Without the pictures, set down every line of the data exactly.

╔══

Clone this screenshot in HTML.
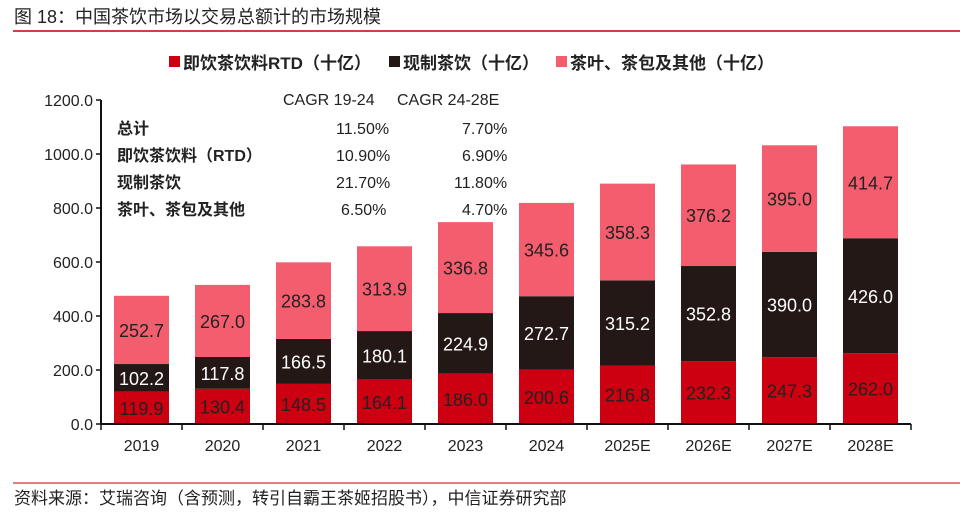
<!DOCTYPE html>
<html><head><meta charset="utf-8"><style>
body{margin:0;background:#fff;width:960px;height:516px;overflow:hidden;font-family:"Liberation Sans","Noto Sans CJK SC",sans-serif;}
svg text{font-family:"Liberation Sans","Noto Sans CJK SC",sans-serif;}
</style></head><body>
<svg id="c" width="960" height="516">
<text x="14" y="23" font-size="18" fill="#222">图 18：中国茶饮市场以交易总额计的市场规模</text>
<line x1="13" y1="31" x2="960" y2="31" stroke="#c00000" stroke-width="1.5"/>
<g>
<rect x="169" y="56" width="11" height="11" fill="#cc0010"/>
<text x="183" y="69" font-size="17" font-weight="bold" fill="#222">即饮茶饮料RTD（十亿）</text>
<rect x="389" y="56" width="11" height="11" fill="#231815"/>
<text x="403" y="69" font-size="17" font-weight="bold" fill="#222">现制茶饮（十亿）</text>
<rect x="556" y="56" width="11" height="11" fill="#f45d6e"/>
<text x="570" y="69" font-size="17" font-weight="bold" fill="#222">茶叶、茶包及其他（十亿）</text>
</g>
<g font-size="16" fill="#222">
<text x="283" y="105">CAGR 19-24</text><text x="397" y="105">CAGR 24-28E</text>
<text x="117" y="134" font-weight="bold">总计</text><text x="336" y="134">11.50%</text><text x="462" y="134">7.70%</text>
<text x="117" y="161" font-weight="bold">即饮茶饮料（RTD）</text><text x="336" y="161">10.90%</text><text x="462" y="161">6.90%</text>
<text x="117" y="188" font-weight="bold">现制茶饮</text><text x="336" y="188">21.70%</text><text x="454" y="188">11.80%</text>
<text x="117" y="215" font-weight="bold">茶叶、茶包及其他</text><text x="341" y="215">6.50%</text><text x="462" y="215">4.70%</text>
</g>
<g id="plot"></g>
<line x1="13" y1="483" x2="960" y2="483" stroke="#c00000" stroke-width="1"/>
<text x="14" y="504" font-size="17" fill="#222">资料来源：艾瑞咨询（含预测，转引自霸王茶姬招股书），中信证券研究部</text>
</svg>
<script>
const categories=["2019","2020","2021","2022","2023","2024","2025E","2026E","2027E","2028E"];
const rtd=[119.9,130.4,148.5,164.1,186.0,200.6,216.8,232.3,247.3,262.0];
const fresh=[102.2,117.8,166.5,180.1,224.9,272.7,315.2,352.8,390.0,426.0];
const other=[252.7,267.0,283.8,313.9,336.8,345.6,358.3,376.2,395.0,414.7];
const yTicks=[0,200,400,600,800,1000,1200];
const NS="http://www.w3.org/2000/svg";
const g=document.getElementById("plot");
const x0=101,step=81,bw=55,yBase=424,yTop=100,yMax=1200;
const y=v=>yBase-(v/yMax)*(yBase-yTop);
const xc=i=>x0+step*(i+0.5);
function mk(t,a,p){const e=document.createElementNS(NS,t);for(const k in a)e.setAttribute(k,a[k]);(p||g).appendChild(e);return e;}
const axis=mk("line",{x1:x0,y1:yTop,x2:x0,y2:yBase,stroke:"#111","stroke-width":2});


yTicks.forEach(t=>{
 const tk=mk("line",{x1:x0-5,y1:y(t),x2:x0,y2:y(t),stroke:"#111","stroke-width":1.5});
 
 
 const l=mk("text",{x:x0-8,y:y(t)+6,"text-anchor":"end","font-size":16,fill:"#222"});
 l.textContent=t.toFixed(1);
 
 
});
const series=[[rtd,"#cc0010","#222","rtd"],[fresh,"#231815","#fff","fresh"],[other,"#f45d6e","#222","other"]];
categories.forEach((c,i)=>{
 let acc=0;
 series.forEach(([arr,col,tc,nm])=>{
  const v=arr[i];
  const r=mk("rect",{x:xc(i)-bw/2,y:y(acc+v),width:bw,height:y(acc)-y(acc+v),fill:col});
  
  
  const t=mk("text",{x:xc(i),y:(y(acc)+y(acc+v))/2+7,"text-anchor":"middle","font-size":18,fill:tc});
  t.textContent=v.toFixed(1);
  
  
  acc+=v;
 });
 const xl=mk("text",{x:xc(i),y:yBase+27,"text-anchor":"middle","font-size":16,fill:"#222"});
 xl.textContent=c;
 
 
});
const xa=mk("line",{x1:x0,y1:yBase,x2:x0+step*categories.length,y2:yBase,stroke:"#111","stroke-width":2});


for(let i=0;i<=categories.length;i++){
 const tk=mk("line",{x1:x0+step*i,y1:yBase,x2:x0+step*i,y2:yBase+6,stroke:"#111","stroke-width":1.5});
 
 
}
</script>
</body></html>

╚══

**OUTPUT FOR THIS TASK**
Clone this screenshot in HTML.
<!DOCTYPE html>
<html><head><meta charset="utf-8"><style>
body{margin:0;background:#fff;width:960px;height:516px;overflow:hidden;font-family:"Liberation Sans","Noto Sans CJK SC",sans-serif;}
svg text{font-family:"Liberation Sans","Noto Sans CJK SC",sans-serif;}
</style></head><body>
<svg id="c" width="960" height="516">
<text x="14" y="23" font-size="18" fill="#222">图 18：中国茶饮市场以交易总额计的市场规模</text>
<line x1="13" y1="31" x2="960" y2="31" stroke="#c00000" stroke-width="1.5"/>
<g>
<rect x="169" y="56" width="11" height="11" fill="#cc0010"/>
<text x="183" y="69" font-size="17" font-weight="bold" fill="#222">即饮茶饮料RTD（十亿）</text>
<rect x="389" y="56" width="11" height="11" fill="#231815"/>
<text x="403" y="69" font-size="17" font-weight="bold" fill="#222">现制茶饮（十亿）</text>
<rect x="556" y="56" width="11" height="11" fill="#f45d6e"/>
<text x="570" y="69" font-size="17" font-weight="bold" fill="#222">茶叶、茶包及其他（十亿）</text>
</g>
<g font-size="16" fill="#222">
<text x="283" y="105">CAGR 19-24</text><text x="397" y="105">CAGR 24-28E</text>
<text x="117" y="134" font-weight="bold">总计</text><text x="336" y="134">11.50%</text><text x="462" y="134">7.70%</text>
<text x="117" y="161" font-weight="bold">即饮茶饮料（RTD）</text><text x="336" y="161">10.90%</text><text x="462" y="161">6.90%</text>
<text x="117" y="188" font-weight="bold">现制茶饮</text><text x="336" y="188">21.70%</text><text x="454" y="188">11.80%</text>
<text x="117" y="215" font-weight="bold">茶叶、茶包及其他</text><text x="341" y="215">6.50%</text><text x="462" y="215">4.70%</text>
</g>
<g id="plot"></g>
<line x1="13" y1="483" x2="960" y2="483" stroke="#c00000" stroke-width="1"/>
<text x="14" y="504" font-size="17" fill="#222">资料来源：艾瑞咨询（含预测，转引自霸王茶姬招股书），中信证券研究部</text>
</svg>
<script>
const categories=["2019","2020","2021","2022","2023","2024","2025E","2026E","2027E","2028E"];
const rtd=[119.9,130.4,148.5,164.1,186.0,200.6,216.8,232.3,247.3,262.0];
const fresh=[102.2,117.8,166.5,180.1,224.9,272.7,315.2,352.8,390.0,426.0];
const other=[252.7,267.0,283.8,313.9,336.8,345.6,358.3,376.2,395.0,414.7];
const yTicks=[0,200,400,600,800,1000,1200];
const NS="http://www.w3.org/2000/svg";
const g=document.getElementById("plot");
const x0=101,step=81,bw=55,yBase=424,yTop=100,yMax=1200;
const y=v=>yBase-(v/yMax)*(yBase-yTop);
const xc=i=>x0+step*(i+0.5);
function mk(t,a,p){const e=document.createElementNS(NS,t);for(const k in a)e.setAttribute(k,a[k]);(p||g).appendChild(e);return e;}
const axis=mk("line",{x1:x0,y1:yTop,x2:x0,y2:yBase,stroke:"#111","stroke-width":2});


yTicks.forEach(t=>{
 const tk=mk("line",{x1:x0-5,y1:y(t),x2:x0,y2:y(t),stroke:"#111","stroke-width":1.5});
 
 
 const l=mk("text",{x:x0-8,y:y(t)+6,"text-anchor":"end","font-size":16,fill:"#222"});
 l.textContent=t.toFixed(1);
 
 
});
const series=[[rtd,"#cc0010","#222","rtd"],[fresh,"#231815","#fff","fresh"],[other,"#f45d6e","#222","other"]];
categories.forEach((c,i)=>{
 let acc=0;
 series.forEach(([arr,col,tc,nm])=>{
  const v=arr[i];
  const r=mk("rect",{x:xc(i)-bw/2,y:y(acc+v),width:bw,height:y(acc)-y(acc+v),fill:col});
  
  
  const t=mk("text",{x:xc(i),y:(y(acc)+y(acc+v))/2+7,"text-anchor":"middle","font-size":18,fill:tc});
  t.textContent=v.toFixed(1);
  
  
  acc+=v;
 });
 const xl=mk("text",{x:xc(i),y:yBase+27,"text-anchor":"middle","font-size":16,fill:"#222"});
 xl.textContent=c;
 
 
});
const xa=mk("line",{x1:x0,y1:yBase,x2:x0+step*categories.length,y2:yBase,stroke:"#111","stroke-width":2});


for(let i=0;i<=categories.length;i++){
 const tk=mk("line",{x1:x0+step*i,y1:yBase,x2:x0+step*i,y2:yBase+6,stroke:"#111","stroke-width":1.5});
 
 
}
</script>
</body></html>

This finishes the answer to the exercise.